当前位置：首页 > article >正文

【深度学习】Pytorch：自实现残差网络

article 2025/3/1 0:18:14

ResNet（残差网络）是由何凯明等人在2015年发表的论文《深度残差学习用于图像识别》中提出的一种开创性深度学习架构。它在ILSVRC 2015分类任务中获胜，并解决了深度神经网络中的退化问题，使得训练数百甚至数千层的网络成为可能。

残差网络

核心概念

ResNet的核心思想是使用恒等捷径或跳跃连接。ResNet不直接学习底层的映射 $H (x)$ ，而是强制网络学习残差映射 $F (x) = H (x) - x$ ，这使得优化变得更加容易。

ResNet的一个构建块可以表示为：

$y=F(x,{W_i})+x$
其中：

x：层的输入
F(x, {W_i})：学习到的残差映射
+x：跳跃连接

优势

在传统的深度神经网络中，随着层数的增加，网络会面临梯度消失或爆炸的问题，性能往往会下降而不是提升。
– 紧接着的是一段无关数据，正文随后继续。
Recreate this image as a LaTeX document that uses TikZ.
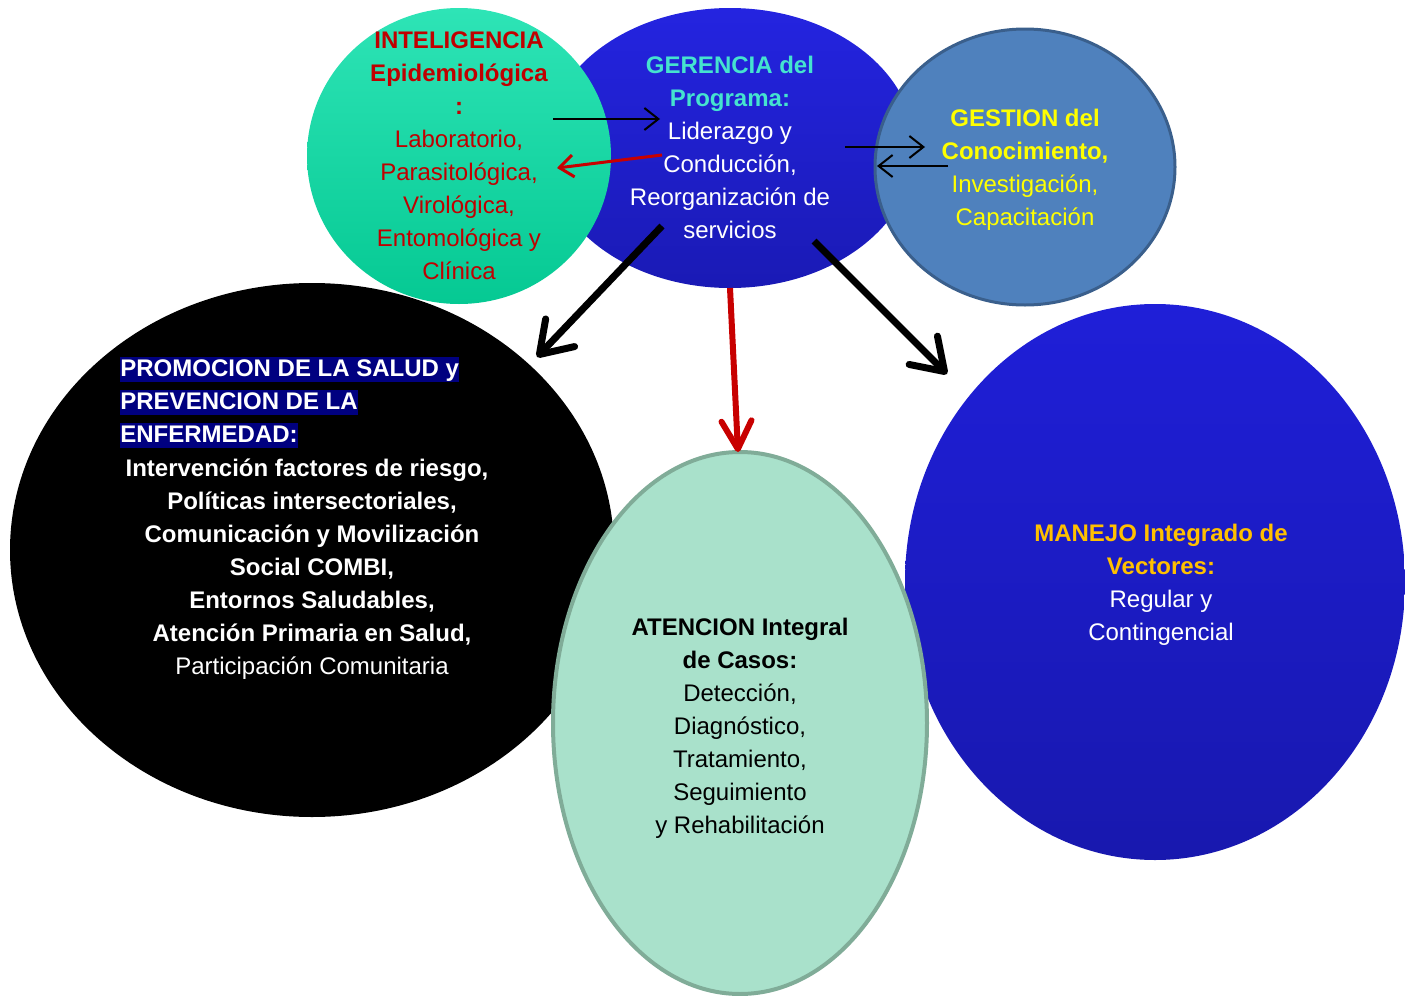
\documentclass[tikz,border=0pt]{standalone}
\usepackage{fontspec}
\setmainfont{Liberation Sans}
\usetikzlibrary{shapes.geometric,arrows.meta}
\definecolor{intelTop}{HTML}{2EE4B6}
\definecolor{intelBot}{HTML}{05C993}
\definecolor{gerTop}{HTML}{2424E0}
\definecolor{gerBot}{HTML}{1A1AB5}
\definecolor{gestFill}{HTML}{4F81BD}
\definecolor{gestLine}{HTML}{3A5F8C}
\definecolor{manTop}{HTML}{1F1FD8}
\definecolor{manBot}{HTML}{1818AE}
\definecolor{atFill}{HTML}{A9E1CB}
\definecolor{atLine}{HTML}{80AC98}
\definecolor{intelRed}{HTML}{C00000}
\definecolor{gerCyan}{HTML}{45E3CF}
\definecolor{gestYellow}{HTML}{FFFF00}
\definecolor{manOrange}{HTML}{FFC000}
\definecolor{navyHL}{HTML}{000080}
\definecolor{arrowRed}{HTML}{C80000}
\begin{document}
\begin{tikzpicture}[x=0.5pt,y=-0.5pt,
  blob/.style={ellipse, inner sep=0pt, outer sep=0pt},
  txt/.style={align=center, inner sep=0pt, font=\fontsize{12}{16.5}\selectfont},
  hl/.style={fill=navyHL, text=white, font=\bfseries\fontsize{12}{16.5}\selectfont,
    inner xsep=0pt, inner ysep=0pt, text height=10pt, text depth=2.5pt, anchor=base west},
  thinarrow/.style={draw=black, line width=1pt, -{Straight Barb[length=7pt,width=11pt]}},
  redthin/.style={draw=arrowRed, line width=1.5pt, -{Straight Barb[length=7pt,width=11pt]}},
  thickarrow/.style={draw=black, line width=3.5pt, -{Straight Barb[length=15pt,width=20pt,round]}},
  redthick/.style={draw=arrowRed, line width=3pt, -{Straight Barb[length=14pt,width=15pt,round]}}
]
\useasboundingbox (0,0) rectangle (1405,996);

% shapes
\node[blob, minimum width=185pt, minimum height=140pt, top color=gerTop, bottom color=gerBot] (ger) at (730,148) {};
\node[blob, minimum width=152pt, minimum height=148pt, top color=intelTop, bottom color=intelBot] (intel) at (459,156) {};
\node[blob, minimum width=150pt, minimum height=138pt, fill=gestFill, draw=gestLine, line width=1.5pt] (gest) at (1025,167) {};
\node[blob, minimum width=302pt, minimum height=267pt, fill=black] (prom) at (312,550) {};
\node[blob, minimum width=250pt, minimum height=278pt, top color=manTop, bottom color=manBot] (man) at (1155,582) {};
\node[blob, minimum width=187pt, minimum height=271pt, fill=atFill, draw=atLine, line width=2pt] (aten) at (740,723) {};

% texts
\node[txt, text=intelRed] (intelT) at (459,155.5) {\textbf{INTELIGENCIA}\\\textbf{Epidemiológica}\\\textbf{:}\\Laboratorio,\\Parasitológica,\\Virológica,\\Entomológica y\\Clínica};
\node[txt, text=white] (gerT) at (730,147.5) {\textcolor{gerCyan}{\textbf{GERENCIA del}}\\\textcolor{gerCyan}{\textbf{Programa:}}\\Liderazgo y\\Conducción,\\Reorganización de\\servicios};
\node[txt, text=gestYellow] (gestT) at (1025,170) {\textbf{GESTION del}\\\textbf{Conocimiento,}\\Investigación,\\Capacitación};
\node[hl] (prom1) at (120,376.5) {PROMOCION DE LA SALUD y\ };
\node[hl] (prom2) at (120,409.5) {PREVENCION DE LA\ };
\node[hl] (prom3) at (120,442.5) {ENFERMEDAD:};
\node[txt, text=white] (promT) at (312,569.5) {\textbf{Intervención factores de riesgo,}\hspace*{5pt}\\\textbf{Políticas intersectoriales,}\\\textbf{Comunicación y Movilización}\\\textbf{Social COMBI,}\\\textbf{Entornos Saludables,}\\\textbf{Atención Primaria en Salud,}\\Participación Comunitaria};
\node[txt, text=black] (atenT) at (740,728.5) {\textbf{ATENCION Integral}\\\textbf{de Casos:}\\Detección,\\Diagnóstico,\\Tratamiento,\\Seguimiento\\y Rehabilitación};
\node[txt, text=white] (manT) at (1161,585) {\textcolor{manOrange}{\textbf{MANEJO Integrado de}}\\\textcolor{manOrange}{\textbf{Vectores:}}\\Regular y\\Contingencial};

% arrow ends
\coordinate (a1s) at (553,119); \coordinate (a1e) at (660,119);
\coordinate (a2s) at (662,155); \coordinate (a2e) at (557,168);
\coordinate (a3s) at (845,147); \coordinate (a3e) at (925,147);
\coordinate (a4s) at (948,166); \coordinate (a4e) at (877,166);
\coordinate (a5s) at (662,226); \coordinate (a5e) at (537,357);
\coordinate (a6s) at (814,241); \coordinate (a6e) at (947,374);
\coordinate (a7s) at (730,288); \coordinate (a7e) at (738,452);

\draw[thinarrow] (a1s) -- (a1e);
\draw[redthin] (a2s) -- (a2e);
\draw[thinarrow] (a3s) -- (a3e);
\draw[thinarrow] (a4s) -- (a4e);
\draw[thickarrow] (a5s) -- (a5e);
\draw[thickarrow] (a6s) -- (a6e);
\draw[redthick] (a7s) -- (a7e);
\end{tikzpicture}
\end{document}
ResNet通过引入残差连接解决了这一问题，使得梯度能够更顺畅地流动，从而确保极深网络的稳定训练。

PyTorch 实现

我们将使用 PyTorch 从头实现 ResNet，重点关注灵活性和代码清晰度。

导入库

import torch
import torch.nn as nn
import torch.nn.functional as F
from torchvision import models

残差块

ResNet 的基础构建块（适用于小型网络，如 ResNet-18 和 ResNet-34）定义如下：

class BasicBlock(nn.Module):  
    expansion = 1  # 扩展因子，用于调整输出通道数  

    def __init__(self, in_channels, out_channels, stride=1, downsample=None):  
        super(BasicBlock, self).__init__()  
        # 第一个卷积层：3x3 卷积，指定输入和输出通道，stride 可调整以控制步幅  
        self.conv1 = nn.Conv2d(in_channels, out_channels, kernel_size=3, stride=stride, padding=1, bias=False)  
        self.bn1 = nn.BatchNorm2d(out_channels)  # 对第一个卷积层的输出进行批归一化  
        # 第二个卷积层：3x3 卷积，stride 固定为 1，保持输出大小  
        self.conv2 = nn.Conv2d(out_channels, out_channels, kernel_size=3, stride=1, padding=1, bias=False)  
        self.bn2 = nn.BatchNorm2d(out_channels)  # 对第二个卷积层的输出进行批归一化  
        self.downsample = downsample  # 下采样模块的引用，调节输入和输出的维度匹配  

    def forward(self, x):  
        identity = x  # 保存输入值，用于实现残差连接  
        if self.downsample is not None:  
            identity = self.downsample(x)  # 如果存在下采样模块，使用它调整输入维度  

        # 第一个卷积 + 批归一化 + ReLU 激活函数  
        out = self.conv1(x)  
        out = self.bn1(out)  # 批归一化以提高训练稳定性  
        out = F.relu(out)  # 使用 ReLU 激活非线性  

        # 第二个卷积 + 批归一化  
        out = self.conv2(out)  
        out = self.bn2(out)  # 批归一化  

        out += identity  # 将输入通过残差连接添加到卷积输出  
        out = F.relu(out)  # 对残差连接的结果应用 ReLU 激活函数  

        return out  # 返回最终的输出

ResNet 架构

我们定义一个通用的 ResNet 类，使用 BasicBlock 来实现 ResNet-18 和 ResNet-34。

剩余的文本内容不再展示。